# What to do
Write out the material exactly, without any of its pictures.

# Data excerpt
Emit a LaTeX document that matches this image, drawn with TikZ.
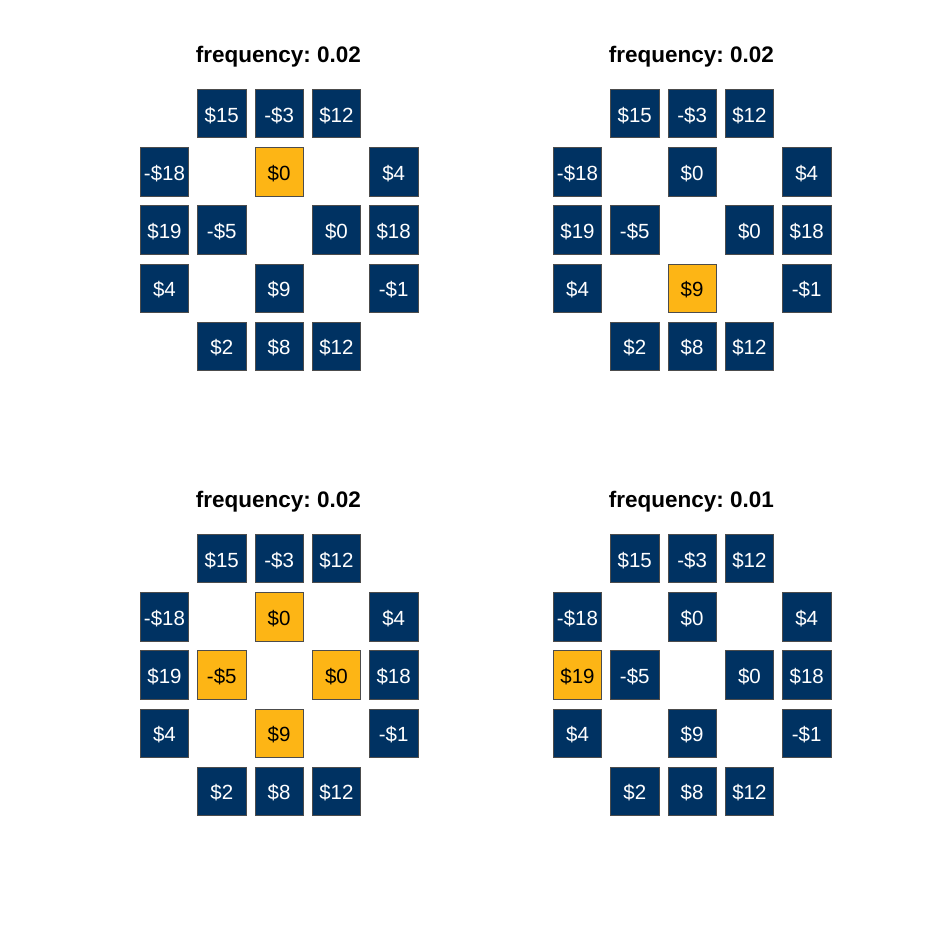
\documentclass[tikz,border=0pt]{standalone}
\usepackage{fontspec}
\setmainfont{Liberation Sans}
\frenchspacing
\definecolor{navy}{RGB}{0,50,98}
\definecolor{gold}{RGB}{253,181,21}

\tikzset{
  cellbox/.style={draw=black!70, line width=0.7pt, minimum width=48.5pt, minimum height=48.5pt,
    inner sep=0pt, text height=17pt, text depth=0pt, font=\fontsize{20.5}{24}\selectfont},
  paneltitle/.style={font=\bfseries\fontsize{22.5}{27}\selectfont, anchor=base},
}

\makeatletter
% #1 name, #2/#3 offset, #4 frequency, #5 highlighted cells (row col)
\newcommand\drawpanel[5]{%
  \node[paneltitle] (#1-title) at (#2+278.5,#3+62) {frequency: #4};
  \foreach \r/\c/\v in {1/2/\$15, 1/3/-\$3, 1/4/\$12,
                        2/1/-\$18, 2/3/\$0, 2/5/\$4,
                        3/1/\$19, 3/2/-\$5, 3/4/\$0, 3/5/\$18,
                        4/1/\$4, 4/3/\$9, 4/5/-\$1,
                        5/2/\$2, 5/3/\$8, 5/4/\$12} {
    \edef\cellkey{,\r\c,}
    \expandafter\in@\expandafter{\cellkey}{#5}
    \ifin@ \def\cellfill{gold}\def\celltext{black}\else\def\cellfill{navy}\def\celltext{white}\fi
    \node[cellbox, fill=\cellfill, text=\celltext] (#1-\r\c)
      at ({#2+164.5+57.3*(\c-1)},{#3+113.5+58.2*(\r-1)}) {\v};
  }
}
\makeatother

\begin{document}
\begin{tikzpicture}[x=1pt,y=-1pt]
\useasboundingbox[fill=white] (0,0) rectangle (938,938);

\drawpanel{tl}{0}{0}{0.02}{,23,}
\drawpanel{tr}{413}{0}{0.02}{,43,}
\drawpanel{bl}{0}{445}{0.02}{,23,32,34,43,}
\drawpanel{br}{413}{445}{0.01}{,31,}
\end{tikzpicture}
\end{document}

# Answer to the task
Emit a LaTeX document that matches this image, drawn with TikZ.
\documentclass[tikz,border=0pt]{standalone}
\usepackage{fontspec}
\setmainfont{Liberation Sans}
\frenchspacing
\definecolor{navy}{RGB}{0,50,98}
\definecolor{gold}{RGB}{253,181,21}

\tikzset{
  cellbox/.style={draw=black!70, line width=0.7pt, minimum width=48.5pt, minimum height=48.5pt,
    inner sep=0pt, text height=17pt, text depth=0pt, font=\fontsize{20.5}{24}\selectfont},
  paneltitle/.style={font=\bfseries\fontsize{22.5}{27}\selectfont, anchor=base},
}

\makeatletter
% #1 name, #2/#3 offset, #4 frequency, #5 highlighted cells (row col)
\newcommand\drawpanel[5]{%
  \node[paneltitle] (#1-title) at (#2+278.5,#3+62) {frequency: #4};
  \foreach \r/\c/\v in {1/2/\$15, 1/3/-\$3, 1/4/\$12,
                        2/1/-\$18, 2/3/\$0, 2/5/\$4,
                        3/1/\$19, 3/2/-\$5, 3/4/\$0, 3/5/\$18,
                        4/1/\$4, 4/3/\$9, 4/5/-\$1,
                        5/2/\$2, 5/3/\$8, 5/4/\$12} {
    \edef\cellkey{,\r\c,}
    \expandafter\in@\expandafter{\cellkey}{#5}
    \ifin@ \def\cellfill{gold}\def\celltext{black}\else\def\cellfill{navy}\def\celltext{white}\fi
    \node[cellbox, fill=\cellfill, text=\celltext] (#1-\r\c)
      at ({#2+164.5+57.3*(\c-1)},{#3+113.5+58.2*(\r-1)}) {\v};
  }
}
\makeatother

\begin{document}
\begin{tikzpicture}[x=1pt,y=-1pt]
\useasboundingbox[fill=white] (0,0) rectangle (938,938);

\drawpanel{tl}{0}{0}{0.02}{,23,}
\drawpanel{tr}{413}{0}{0.02}{,43,}
\drawpanel{bl}{0}{445}{0.02}{,23,32,34,43,}
\drawpanel{br}{413}{445}{0.01}{,31,}
\end{tikzpicture}
\end{document}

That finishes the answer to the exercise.